『アイアン・スカイ』(Iron Sky)
監督 ティモ・ヴオレンソラ


 世間的なタブーをものともしない恐れ知らずの毒っ気たっぷり痛快作だった。だが、その背後には実に真っ当な良識が働いていることがありありと伝わってくるのだから、なおさら恐れ入る。「フィンランド、やるなぁ」と快哉をあげたのだが、おまけにドイツ・オーストリア合作だというのだから大したものだ。

 人間のダークサイドの象徴とも言うべきものが大戦後そのまま“月の裏側”に巣食っていたなどという唖然とするような設定だったわけだが、第三帝国の国歌が響けば何をさておき挙手をするおバカさは、かつての“畏れ多くも、へーか”の我が国も笑えたものではないところながら、何とも可笑しい。
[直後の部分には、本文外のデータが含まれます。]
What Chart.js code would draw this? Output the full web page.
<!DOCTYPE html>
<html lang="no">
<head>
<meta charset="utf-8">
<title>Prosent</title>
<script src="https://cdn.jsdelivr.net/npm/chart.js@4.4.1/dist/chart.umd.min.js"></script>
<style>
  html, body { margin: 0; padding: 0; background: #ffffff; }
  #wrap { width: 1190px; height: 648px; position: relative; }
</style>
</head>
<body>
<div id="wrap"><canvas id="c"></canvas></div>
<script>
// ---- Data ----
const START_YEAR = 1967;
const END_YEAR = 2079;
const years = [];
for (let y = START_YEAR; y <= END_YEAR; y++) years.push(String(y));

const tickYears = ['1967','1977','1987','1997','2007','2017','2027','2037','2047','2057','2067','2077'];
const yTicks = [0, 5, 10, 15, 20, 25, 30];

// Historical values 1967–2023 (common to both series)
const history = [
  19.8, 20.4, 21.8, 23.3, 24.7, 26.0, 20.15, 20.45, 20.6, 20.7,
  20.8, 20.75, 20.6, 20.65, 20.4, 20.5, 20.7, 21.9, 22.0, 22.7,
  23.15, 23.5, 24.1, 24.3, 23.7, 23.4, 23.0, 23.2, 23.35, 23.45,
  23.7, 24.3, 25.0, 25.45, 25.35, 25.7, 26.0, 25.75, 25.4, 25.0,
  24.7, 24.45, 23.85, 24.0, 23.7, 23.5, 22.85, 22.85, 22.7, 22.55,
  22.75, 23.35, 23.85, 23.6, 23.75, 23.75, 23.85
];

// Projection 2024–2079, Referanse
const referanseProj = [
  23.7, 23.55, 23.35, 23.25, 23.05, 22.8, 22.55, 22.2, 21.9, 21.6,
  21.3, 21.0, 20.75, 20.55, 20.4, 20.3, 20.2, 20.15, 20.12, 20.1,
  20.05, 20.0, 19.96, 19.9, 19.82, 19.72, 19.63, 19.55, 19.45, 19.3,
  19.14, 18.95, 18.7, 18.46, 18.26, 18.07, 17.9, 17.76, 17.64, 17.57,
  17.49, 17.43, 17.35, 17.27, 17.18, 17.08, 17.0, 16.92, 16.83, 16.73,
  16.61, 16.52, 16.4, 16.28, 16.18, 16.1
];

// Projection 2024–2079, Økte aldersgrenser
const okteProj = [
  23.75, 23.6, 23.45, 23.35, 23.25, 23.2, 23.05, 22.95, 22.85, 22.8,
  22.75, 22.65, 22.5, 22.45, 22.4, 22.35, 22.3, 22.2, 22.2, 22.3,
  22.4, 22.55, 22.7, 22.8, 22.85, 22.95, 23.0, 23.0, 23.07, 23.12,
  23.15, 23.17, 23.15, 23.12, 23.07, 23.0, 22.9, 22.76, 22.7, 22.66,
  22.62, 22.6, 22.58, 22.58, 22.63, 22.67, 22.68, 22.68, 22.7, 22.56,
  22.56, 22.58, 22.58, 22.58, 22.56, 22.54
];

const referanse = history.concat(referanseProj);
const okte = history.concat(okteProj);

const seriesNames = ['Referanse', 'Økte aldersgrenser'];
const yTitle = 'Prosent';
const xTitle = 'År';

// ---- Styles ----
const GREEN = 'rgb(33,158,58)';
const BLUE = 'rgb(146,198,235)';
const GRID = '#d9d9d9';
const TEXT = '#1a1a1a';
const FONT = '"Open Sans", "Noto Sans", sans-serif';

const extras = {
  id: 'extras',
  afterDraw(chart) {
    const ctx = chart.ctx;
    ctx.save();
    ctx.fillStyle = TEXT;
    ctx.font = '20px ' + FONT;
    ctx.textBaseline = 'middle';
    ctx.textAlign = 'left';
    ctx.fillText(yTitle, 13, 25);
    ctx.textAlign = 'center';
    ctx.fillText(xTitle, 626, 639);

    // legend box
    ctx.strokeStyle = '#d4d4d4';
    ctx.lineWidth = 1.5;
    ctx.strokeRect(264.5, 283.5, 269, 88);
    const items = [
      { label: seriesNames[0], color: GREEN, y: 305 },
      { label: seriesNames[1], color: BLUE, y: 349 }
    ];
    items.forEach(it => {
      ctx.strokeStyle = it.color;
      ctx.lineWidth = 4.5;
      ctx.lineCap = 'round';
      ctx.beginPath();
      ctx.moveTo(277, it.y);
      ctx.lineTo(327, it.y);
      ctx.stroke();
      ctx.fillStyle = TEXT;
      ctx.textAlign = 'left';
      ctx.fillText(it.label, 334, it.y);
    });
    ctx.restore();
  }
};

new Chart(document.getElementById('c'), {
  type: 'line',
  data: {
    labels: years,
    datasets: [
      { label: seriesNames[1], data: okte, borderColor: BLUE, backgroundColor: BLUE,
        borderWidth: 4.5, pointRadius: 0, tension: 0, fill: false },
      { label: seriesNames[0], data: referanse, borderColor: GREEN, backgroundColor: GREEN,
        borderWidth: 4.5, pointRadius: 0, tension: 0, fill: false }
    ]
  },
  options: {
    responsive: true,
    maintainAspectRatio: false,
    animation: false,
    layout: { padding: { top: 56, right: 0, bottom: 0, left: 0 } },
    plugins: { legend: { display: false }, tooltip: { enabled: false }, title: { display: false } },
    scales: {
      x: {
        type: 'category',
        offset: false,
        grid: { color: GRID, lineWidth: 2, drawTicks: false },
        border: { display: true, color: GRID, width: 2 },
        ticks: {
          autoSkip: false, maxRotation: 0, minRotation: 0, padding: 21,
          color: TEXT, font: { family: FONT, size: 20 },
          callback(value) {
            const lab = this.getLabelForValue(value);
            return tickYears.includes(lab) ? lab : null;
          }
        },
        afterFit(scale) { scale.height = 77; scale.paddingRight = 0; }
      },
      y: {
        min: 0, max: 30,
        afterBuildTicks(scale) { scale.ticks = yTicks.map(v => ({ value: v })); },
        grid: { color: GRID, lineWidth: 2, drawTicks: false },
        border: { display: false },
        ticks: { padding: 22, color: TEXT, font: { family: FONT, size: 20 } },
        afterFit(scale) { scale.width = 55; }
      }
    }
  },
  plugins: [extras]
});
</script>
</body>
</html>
そのうえ、クラウス・アドラー(ゲッツ・オットー)の感電悶絶にまで繋がる念の入りように思わず膝を打った。死に様も倒錯のシンボルが素晴らしく利いていて、つい吹き出した。

 「まともに倒したのはナチスだけなのに、いつまでもえらそーにするな、アメリカ!」「女性の時代だって? 女のほうがずっとタチが悪いじゃないか!」「きょう日、下手に白人になるとプア・ホワイトだぞ!」などなど、台詞になっているものもなっていないものも含めて、もう言いたい放題のありさまに胸がすく思いだった。
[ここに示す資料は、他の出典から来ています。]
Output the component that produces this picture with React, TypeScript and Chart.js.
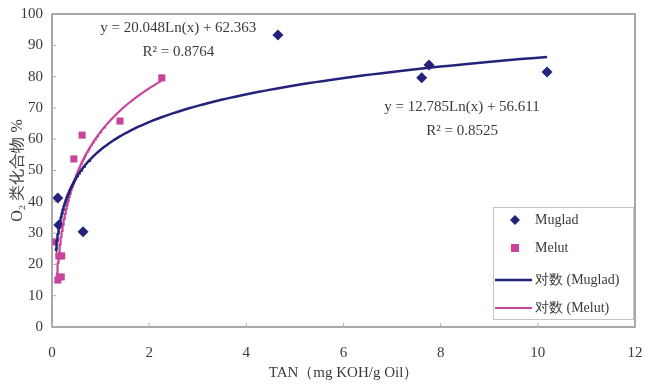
import React, { useEffect, useRef } from "react";
import { Chart, registerables } from "chart.js";

Chart.register(...registerables);

// ---- data ----
const mugladX = [0.12, 0.14, 0.64, 4.65, 7.61, 7.76, 10.19];
const mugladY = [41.2, 32.6, 30.4, 93.3, 79.6, 83.7, 81.5];
const melutX = [0.06, 0.14, 0.2, 0.12, 0.19, 0.45, 0.62, 1.4, 2.26];
const melutY = [27.2, 22.7, 22.7, 15.0, 16.0, 53.7, 61.3, 65.8, 79.6];

// logarithmic trend lines (coefficients as printed on the chart)
const mugladFit = [12.785, 56.611]; // y = a ln(x) + b
const melutFit = [20.048, 62.363];
const mugladFitRange = [0.08, 10.19];
const melutFitRange = [0.095, 2.26];
const mugladR2 = "0.8525";
const melutR2 = "0.8764";

const xTicks = [0, 2, 4, 6, 8, 10, 12];
const yTicks = [0, 10, 20, 30, 40, 50, 60, 70, 80, 90, 100];

const NAVY = "#23237a";
const PINK = "#c8439c";
const TEXT = "#3a3a3a";
const SERIF = "'Liberation Serif', 'Times New Roman', serif";

function fitPoints(coef: number[], range: number[]) {
  const pts: { x: number; y: number }[] = [];
  const n = 200;
  const l0 = Math.log(range[0]);
  const l1 = Math.log(range[1]);
  for (let i = 0; i <= n; i++) {
    const x = Math.exp(l0 + ((l1 - l0) * i) / n);
    pts.push({ x, y: coef[0] * Math.log(x) + coef[1] });
  }
  return pts;
}

const decorPlugin = {
  id: "decor",
  afterDraw(chart: any) {
    const { ctx, chartArea, scales } = chart;
    const xs = scales.x;
    const ys = scales.y;
    ctx.save();
    // plot frame
    ctx.strokeStyle = "#8c8c8c";
    ctx.lineWidth = 1.5;
    ctx.strokeRect(chartArea.left, chartArea.top, chartArea.right - chartArea.left, chartArea.bottom - chartArea.top);
    // inner tick marks
    ctx.lineWidth = 1;
    ctx.strokeStyle = "#b0b0b0";
    xTicks.forEach((t) => {
      const px = xs.getPixelForValue(t);
      ctx.beginPath();
      ctx.moveTo(px, chartArea.bottom);
      ctx.lineTo(px, chartArea.bottom - 4);
      ctx.stroke();
    });
    yTicks.forEach((t) => {
      const py = ys.getPixelForValue(t);
      ctx.beginPath();
      ctx.moveTo(chartArea.left, py);
      ctx.lineTo(chartArea.left + 4, py);
      ctx.stroke();
    });

    // equations
    ctx.fillStyle = TEXT;
    ctx.font = `15px ${SERIF}`;
    ctx.textAlign = "center";
    ctx.textBaseline = "middle";
    const eq = (cx: number, cy: number, coef: number[], r2: string) => {
      const px = xs.getPixelForValue(cx);
      const py = ys.getPixelForValue(cy);
      ctx.fillText(`y = ${coef[0].toFixed(3)}Ln(x) + ${coef[1].toFixed(3)}`, px, py);
      ctx.fillText(`R\u00B2 = ${r2}`, px, py + 24);
    };
    eq(2.6, 95.5, melutFit, melutR2);
    eq(8.44, 70.3, mugladFit, mugladR2);

    // legend
    const lx = 493, ly = 207, lw = 140, lh = 112;
    ctx.fillStyle = "#ffffff";
    ctx.fillRect(lx, ly, lw, lh);
    ctx.strokeStyle = "#c4c4c4";
    ctx.lineWidth = 1;
    ctx.strokeRect(lx + 0.5, ly + 0.5, lw, lh);
    ctx.font = `14px ${SERIF}`;
    ctx.textAlign = "left";
    ctx.textBaseline = "middle";
    const tx = 535;
    // Muglad diamond
    let y = 220;
    ctx.fillStyle = NAVY;
    ctx.beginPath();
    ctx.moveTo(515, y - 5);
    ctx.lineTo(520, y);
    ctx.lineTo(515, y + 5);
    ctx.lineTo(510, y);
    ctx.closePath();
    ctx.fill();
    ctx.fillStyle = TEXT;
    ctx.fillText("Muglad", tx, y);
    // Melut square
    y = 248;
    ctx.fillStyle = PINK;
    ctx.fillRect(511, y - 4, 8, 8);
    ctx.fillStyle = TEXT;
    ctx.fillText("Melut", tx, y);
    // lines
    y = 280;
    ctx.strokeStyle = NAVY;
    ctx.lineWidth = 2.5;
    ctx.beginPath();
    ctx.moveTo(495, y);
    ctx.lineTo(532, y);
    ctx.stroke();
    ctx.fillStyle = TEXT;
    ctx.fillText("对数 (Muglad)", tx, y);
    y = 308;
    ctx.strokeStyle = PINK;
    ctx.lineWidth = 2;
    ctx.beginPath();
    ctx.moveTo(495, y);
    ctx.lineTo(532, y);
    ctx.stroke();
    ctx.fillText("对数 (Melut)", tx, y);
    ctx.restore();
  },
};

export default function App() {
  const ref = useRef<HTMLCanvasElement | null>(null);
  useEffect(() => {
    document.body.style.margin = "0";
    const canvas = ref.current!;
    const chart = new Chart(canvas, {
      type: "scatter",
      data: {
        datasets: [
          {
            label: "对数 (Muglad)",
            data: fitPoints(mugladFit, mugladFitRange),
            showLine: true,
            borderColor: NAVY,
            borderWidth: 2.5,
            pointRadius: 0,
            tension: 0,
          },
          {
            label: "对数 (Melut)",
            data: fitPoints(melutFit, melutFitRange),
            showLine: true,
            borderColor: PINK,
            borderWidth: 2.2,
            pointRadius: 0,
            tension: 0,
          },
          {
            label: "Muglad",
            data: mugladX.map((x, i) => ({ x, y: mugladY[i] })),
            pointStyle: "rectRot",
            pointRadius: 5.5,
            backgroundColor: NAVY,
            borderColor: NAVY,
            borderWidth: 0,
          },
          {
            label: "Melut",
            data: melutX.map((x, i) => ({ x, y: melutY[i] })),
            pointStyle: "rect",
            pointRadius: 5,
            backgroundColor: PINK,
            borderColor: PINK,
            borderWidth: 0,
          },
        ],
      },
      options: {
        animation: false,
        responsive: false,
        layout: { padding: { left: 8, right: 10, top: 14, bottom: 4 } },
        plugins: { legend: { display: false }, tooltip: { enabled: false } },
        scales: {
          x: {
            type: "linear",
            min: 0,
            max: 12,
            afterBuildTicks: (s: any) => {
              s.ticks = xTicks.map((v) => ({ value: v }));
            },
            grid: { display: false, drawTicks: false },
            border: { display: false },
            ticks: { color: TEXT, font: { family: SERIF, size: 15 }, padding: 17 },
            title: {
              display: true,
              text: "TAN（mg KOH/g Oil）",
              color: TEXT,
              font: { family: SERIF, size: 15 },
              padding: 0,
            },
            afterFit: (s: any) => {
              s.height = 55;
              s.paddingLeft = 0;
              s.paddingRight = 0;
            },
          },
          y: {
            type: "linear",
            min: 0,
            max: 100,
            afterBuildTicks: (s: any) => {
              s.ticks = yTicks.map((v) => ({ value: v }));
            },
            grid: { display: false, drawTicks: false },
            border: { display: false },
            ticks: { color: TEXT, font: { family: SERIF, size: 15 }, padding: 9 },
            title: {
              display: true,
              text: "O\u2082 类化合物 %",
              color: TEXT,
              font: { family: SERIF, size: 16 },
              padding: 0,
            },
            afterFit: (s: any) => {
              s.width = 44;
              s.paddingTop = 0;
              s.paddingBottom = 0;
            },
          },
        },
      },
      plugins: [decorPlugin],
    } as any);
    return () => chart.destroy();
  }, []);
  return (
    <div style={{ width: 645, height: 386, background: "#fff" }}>
      <canvas ref={ref} width={645} height={386} style={{ display: "block" }} />
    </div>
  );
}
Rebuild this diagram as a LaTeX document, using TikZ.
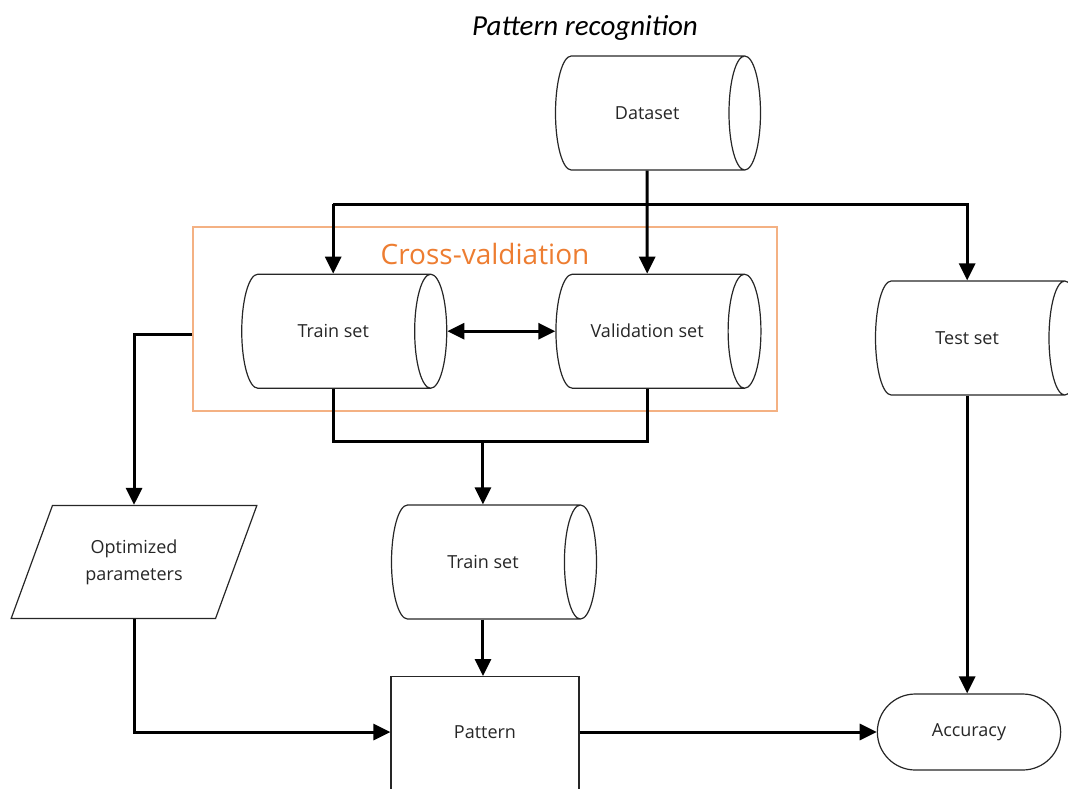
\documentclass[tikz,border=0pt]{standalone}
\usepackage{fontspec}
\setmainfont{Open Sans}
\newfontfamily\titlefont{Carlito}
\usepackage{tikz}
\usetikzlibrary{shapes, shapes.geometric, shapes.misc, arrows.meta, positioning}
\usepackage{xcolor}
\definecolor{cvorange}{RGB}{237,125,49}
\definecolor{cvframe}{RGB}{244,177,131}
\definecolor{ink}{RGB}{38,38,38}

\begin{document}
\begin{tikzpicture}[
        x=1pt, y=-1pt,
        base/.style={draw=ink, line width=1.2pt, text=ink, align=center, font=\fontsize{18}{27}\selectfont},
        store/.style={base, cylinder, shape border rotate=0, aspect=1.6, minimum width=114pt, minimum height=205pt, anchor=shape center},
        dataio/.style={base, trapezium, trapezium left angle=63, trapezium right angle=117, minimum width=246pt, minimum height=113pt, trapezium stretches=true},
        process/.style={base, rectangle, minimum width=188pt, minimum height=124pt, text depth=55pt},
        terminal/.style={base, rounded rectangle, minimum width=190pt, minimum height=76pt},
        arrow/.style={-{Triangle[length=17pt, width=16pt]}, line width=3pt, black},
        line/.style={line width=3pt, black},
        cvbox/.style={draw=cvframe, line width=1.5pt, minimum width=584pt, minimum height=184pt},
        label/.style={text=cvorange, font=\fontsize{28}{33}\selectfont}
    ]

        \useasboundingbox (0,0) rectangle (1068,788);

        % Title
        \node[font=\titlefont\itshape\fontsize{29}{34}\selectfont, text=black] (title) at (585,28) {Pattern recognition};

        % Cross-validation frame
        \node[cvbox] (cv) at (485,319) {};
        \node[label] (cvlabel) at (485,254) {Cross-valdiation};

        % Define nodes for data flow
        \node[store] (dataset) at (658,113) {Dataset};
        \node[store, below=103pt of dataset] (valid) {Validation set};
        \node[store, left=108pt of valid] (trainA) {Train set};
        \node[store] (test) at (978,338) {Test set};
        \node[store] (trainB) at (494,562) {Train set};
        \node[dataio] (optim) at (134,562) {Optimized\\parameters};
        \node[terminal] (accuracy) at (969,732) {Accuracy};
        \node[process, anchor=north] (pattern) at (485,676) {};
        \node[base, draw=none] (patterntext) at (pattern.north |- accuracy) {Pattern};

        % Split of the dataset
        \coordinate (fork) at (649,204);
        \draw[arrow] (dataset.center |- dataset.south) -- (valid.center |- valid.north);
        \draw[arrow] (fork -| trainA.center) -- (trainA.center |- trainA.north);
        \draw[arrow] (fork -| trainA.center) -- (fork -| test.center) -- (test.center |- test.north);

        % Cross-validation
        \draw[arrow, {Triangle[length=17pt, width=16pt]}-{Triangle[length=17pt, width=16pt]}] (trainA.east) -- (valid.west);
        \draw[arrow] ([yshift=-15pt]cv.west) -| (optim.north);

        % Merge into the final train set
        \coordinate (merge) at (trainB.center |- 0,441);
        \draw[line] (trainA.center |- trainA.south) |- (merge) -| (valid.center |- valid.south);
        \draw[arrow] (merge) -- (trainB.center |- trainB.north);
        \draw[arrow] (trainB.center |- trainB.south) -- (trainB.center |- pattern.north);

        % Evaluation
        \draw[arrow] (optim.south) |- (pattern.west |- patterntext);
        \draw[arrow] (pattern.east |- patterntext) -- (accuracy.west);
        \draw[arrow] (test.center |- test.south) -- (test.center |- accuracy.north);

    \end{tikzpicture}
\end{document}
 今から6年後の2018年に北朝鮮が国連会議の席についているとは到底思えないが、月からの奇襲攻撃に対して突如「我が領主様の偉大なる所業なのだ」などと言い出したチビの北朝鮮代表の発言に、世界中の列席者が一斉に「嘘、嘘、嘘」と連呼する北朝鮮ネタも、10分間の短編映画として月の裏側ではナチスを讃える最高作品だと半世紀以上も称えられてきているチャップリンの独裁者['40]を125分間フルに観ることで、生粋のナチ信奉者からレナーテ(ユリア・ディーツェ)が目覚めるネタにしても、抜群に利いていた。ネタの使い方が実にうまいのだ。稀代の傑作とされる名作に対して「編集に難がある」などというツッコミを入れたりするのだから、映画好きには堪らない。

 アメリカは大事なところで黒人を起用して見事に失敗したなどというアジ演説が出てきたので、つい、ネタ的にはオバマ大統領だなと察していると、パウエル長官だと外されて唸らされた。確かに、アメリカ初の黒人大統領というものに現実感を与えたパウエルの存在がなければ、オバマ大統領の誕生はなかったのかもしれない。だから「歴史に学べ、ナチを忘れるな」と言うなら、オバマ現大統領のみならずパウエル長官を忘れてはならないはずなのだ。しかも、彼がCIAの虚偽情報のままに、国連安保理でイラクの大量破壊兵器開発の危険性を訴えた際に、その人望の厚さが大きく作用したことのもたらした結果は、彼自身の本意とは無関係に、余りにも重たいものだったのは間違いないのだから、なおさら彼は忘れられてはならないわけだ。

 また、女性のアメリカ大統領(ステファニー・ポール)の己が人気と選挙しか視野にない近視眼ぶりの痛烈さが凄まじく、広報担当者あがりの女性司令官ヴィヴィアン・ワグナー(ペータ・サージェント)が核ミサイルを打ちまくる姿が凄い。彼女の率いる宇宙軍艦がジョージ・ダブル・ブッシュ号だというのはお約束としたものだろうが、映画マーガレット・サッチャー 鉄の女の涙にもなったサッチャー女史を思い出すまでもなく、いざとなったときの容赦のなさというか躊躇のなさには、唖然とさせられたのち笑わずにはいられなかった。

 国際社会のみんなが一皮むけば嘘っぱちの身勝手さに姑息に覆われているなかで、ちゃっかりフィンランドのみがバカ正直だったという図を出して笑いを取るのは、生真面目な風刺を打ち出す以上の巧さだという気がする。そんなふうにして“嘘と身勝手にまみれた人間世界”がひときわ印象づけられるからこそ、チャップリンによって覚醒したレナーテの漏らした「I need you」と、その言葉に奮い立つジョージならぬジェームズ・ワシントン(クリストファー・カービイ)の心情の“嘘のなさ”が引き立つのだと思う。なかなか大したものだ。